Not gonna go over every single choice here - I went for budget parts where i felt it didn’t matter, buying brand stuff where it was affordable. I don’t really like EB strings, so I chose them simply to not be sad if I had to take them on and off a couple times during initial setup. I recommend Elixir Nano- or OptiWeb instead.


  1. The reason for that arrangement is pretty fun, actually. Original two-humbucker (or rather, two-full-size-humbucker) model only had 22 frets. This obviously wasn’t enough for Joe at some point, but he didn’t want to sacrifice the tone provided by placing the pickup right next to the guitar’s 4th harmonic point (24th fret is exactly between 12 and the bridge). By shrinking a humbucker into a singlecoil shape, it could be placed much closer in its entirety without sacrificing the tonal qualities. 

  2. Especially considering that early tele pickups were body-mounted, and had no pickguard holes. This made adjustment a royal pain, so moving the pickup to the pickguard was one of the earliest (of many) tele mods. 

  3. The outer outline of the body shape is exactly the same as on my beloved S-series; or rather I should say that S is the same as the JSX, which is the same as earlier Radius model. JSX is very heavily based on the Radius, but I believe it differs by slightly asymmetrical cross-section; don’t quote me on that, though. 

  4. A perk of using A3 paper is that it barely fits a 25.5” (647.7mm) fretboard in its entirety. 

  5. If it looks like a regular saw mounted the opposite way to pretend it’s a Ryoba, that’s because it is; the only reason it exists is because my partner was conducting ergonomics research as a part of her Industrial Design studies and it was a prototype/showpiece. It was never meant to be used to cut anything serious, but the teeth pitch, the ability to sharpen it properly because of the lack of hardpoint and pull-configuration mounting made it my best precision rip-saw. Hey! And I think the rust actually made it bind in the cut less, so… 

  6. I think I used the drill press to make cutting contours on the body easier. Could be done just as easily with a hand crank, though, assuming I had one. 

  7. Do you think I could do macrophotography? 

  8. A good idea, IMHO, is to leave the neck overhang in the body a bit oversize. That way you can route the entire thing having support for the router plate at all sides, and then just cut off the excess. It’s less of an issue if you have a rigid template, of course. 

  9. Another skill that the project taught me was sharpening the Forstner bits. I own an inexpensive set from Lidl, and similarly inexpensive drill press, and sharpening made all the difference. With a dull bit, the press was struggling with a 25mm hole; after I sharpened them on my diamond plates, it cut with the 30mm like butter.
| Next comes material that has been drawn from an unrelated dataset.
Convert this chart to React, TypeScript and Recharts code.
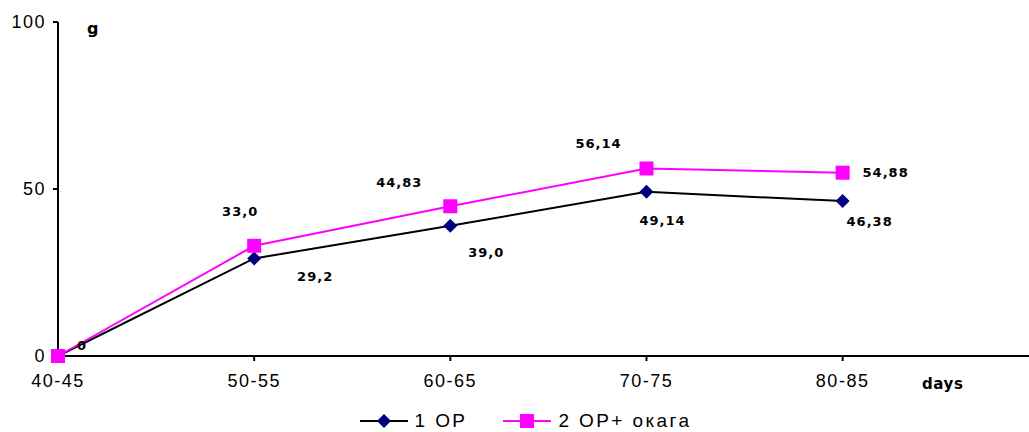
import React from "react";
import { LineChart, Line, XAxis, YAxis, LabelList, Legend } from "recharts";

const categories = ["40-45", "50-55", "60-65", "70-75", "80-85"];
const op1 = [0, 29.2, 39.0, 49.14, 46.38];
const op2 = [0, 33.0, 44.83, 56.14, 54.88];
const op1Labels = ["0", "29,2", "39,0", "49,14", "46,38"];
const op2Labels = ["", "33,0", "44,83", "56,14", "54,88"];
const yTicks = [0, 50, 100];

// label offsets (centre of text relative to the point)
const op1Offsets = [[24, -11], [61, 18], [36, 27], [16, 29], [27, 20]];
const op2Offsets = [[0, 0], [-14, -34], [-51, -24], [-48, -25], [43, 0]];

const data = categories.map((c, i) => ({
  idx: i,
  cat: c,
  op1: op1[i],
  op2: op2[i],
  op1Label: op1Labels[i],
  op2Label: op2Labels[i],
}));

const labelFont = { fontFamily: "'DejaVu Sans', Verdana, sans-serif", fontSize: 13, fontWeight: 700, letterSpacing: 1 };
const tickFont = { fontFamily: "'Liberation Sans', Arial, sans-serif", fontSize: 18, letterSpacing: 1.5, fill: "#000" };

const Diamond = ({ cx, cy }: any) => (
  <path d={`M${cx},${cy - 7}L${cx + 7},${cy}L${cx},${cy + 7}L${cx - 7},${cy}Z`} fill="#000080" />
);
const Square = ({ cx, cy }: any) => (
  <rect x={cx - 7} y={cy - 7} width={14} height={14} fill="#FF00FF" />
);

const makeLabel = (offsets: number[][]) => (props: any) => {
  const { x, y, index, value } = props;
  if (!value) return null;
  const [dx, dy] = offsets[index] || [0, 0];
  return (
    <text x={x + dx} y={y + dy} textAnchor="middle" dominantBaseline="central" fill="#000" style={labelFont}>
      {value}
    </text>
  );
};

const LegendContent = () => (
  <div style={{ height: 30, boxSizing: "border-box", paddingTop: 8, paddingLeft: 22, display: "flex", justifyContent: "center", alignItems: "center", fontFamily: "'Liberation Sans', Arial, sans-serif", fontSize: 19, letterSpacing: 2.4 }}>
    <svg width={48} height={16} style={{ marginRight: 7 }}>
      <line x1={0} y1={8} x2={48} y2={8} stroke="#000" strokeWidth={2} />
      <Diamond cx={24} cy={8} />
    </svg>
    <span style={{ marginRight: 36 }}>1 OP</span>
    <svg width={48} height={16} style={{ marginRight: 7 }}>
      <line x1={0} y1={8} x2={48} y2={8} stroke="#FF00FF" strokeWidth={2} />
      <Square cx={24} cy={8} />
    </svg>
    <span>2 OP+ окага</span>
  </div>
);

export default function App() {
  return (
    <div style={{ position: "absolute", left: 0, top: 0, width: 1029, height: 432, background: "#fff" }}>
      <LineChart width={1029} height={432} data={data} margin={{ top: 22, right: 0, bottom: 0, left: 0 }}>
        <XAxis
          dataKey="idx"
          type="number"
          domain={[0, 4.95]}
          ticks={[0, 1, 2, 3, 4]}
          tickFormatter={(v: number) => categories[v]}
          axisLine={{ stroke: "#000", strokeWidth: 2 }}
          tickLine={{ stroke: "#000", strokeWidth: 2 }}
          tickSize={5}
          tickMargin={13}
          tick={tickFont}
          height={46}
          interval={0}
        />
        <YAxis
          domain={[0, 100]}
          ticks={yTicks}
          width={58}
          axisLine={{ stroke: "#000", strokeWidth: 2 }}
          tickLine={{ stroke: "#000", strokeWidth: 2 }}
          tickSize={5}
          tickMargin={7}
          tick={tickFont}
        />
        <Legend verticalAlign="bottom" content={LegendContent} />
        <Line dataKey="op1" stroke="#000" strokeWidth={2} isAnimationActive={false} dot={(p: any) => <Diamond key={`d${p.index}`} cx={p.cx} cy={p.cy} />} activeDot={false}>
          <LabelList dataKey="op1Label" content={makeLabel(op1Offsets)} />
        </Line>
        <Line dataKey="op2" stroke="#FF00FF" strokeWidth={2} isAnimationActive={false} dot={(p: any) => <Square key={`s${p.index}`} cx={p.cx} cy={p.cy} />} activeDot={false}>
          <LabelList dataKey="op2Label" content={makeLabel(op2Offsets)} />
        </Line>
      </LineChart>
      <div style={{ position: "absolute", left: 87, top: 19, ...labelFont, fontSize: 16, letterSpacing: 0 }}>g</div>
      <div style={{ position: "absolute", left: 922, top: 375, ...labelFont, fontSize: 15, letterSpacing: 0.6 }}>days</div>
    </div>
  );
}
Perhaps the biggest difference was that it was actually able to take a much finer cut, thus reducing the pressure needed and heat buildup. 

  10. I said I didn’t buy any luthiery tools and I didn’t lie; this is my partner’s press, and it’s for leatherworking, not guitars; duh! 

  11. It’s 3D printer filament, of course. I had to slightly sand a 2mm drill to make a better fit for the 1.75 plastic, but with superglue it’s in there solid. 

  12. Honestly, it didn’t do much. Or rather, maybe it did, but my workshop was (still is) entirely covered in dust anyway. Please don’t use this kind of setup without ear protection and a good air filter mask. 

  13. I love this stuff. It’s water soluble (all my finishes are, i hate using solvents to clean stuff up), it’s safe for toys (and cat’s chewing on things), applies well with just a brush, dries evenly, and most importantly leaves a very natural satin finish that almost looks like the surface was left completely bare. At the same time, it’s really durable, stain resistant and reasonably inexpensive. For someone looking for a “natural” look, I think it’s a great way to go.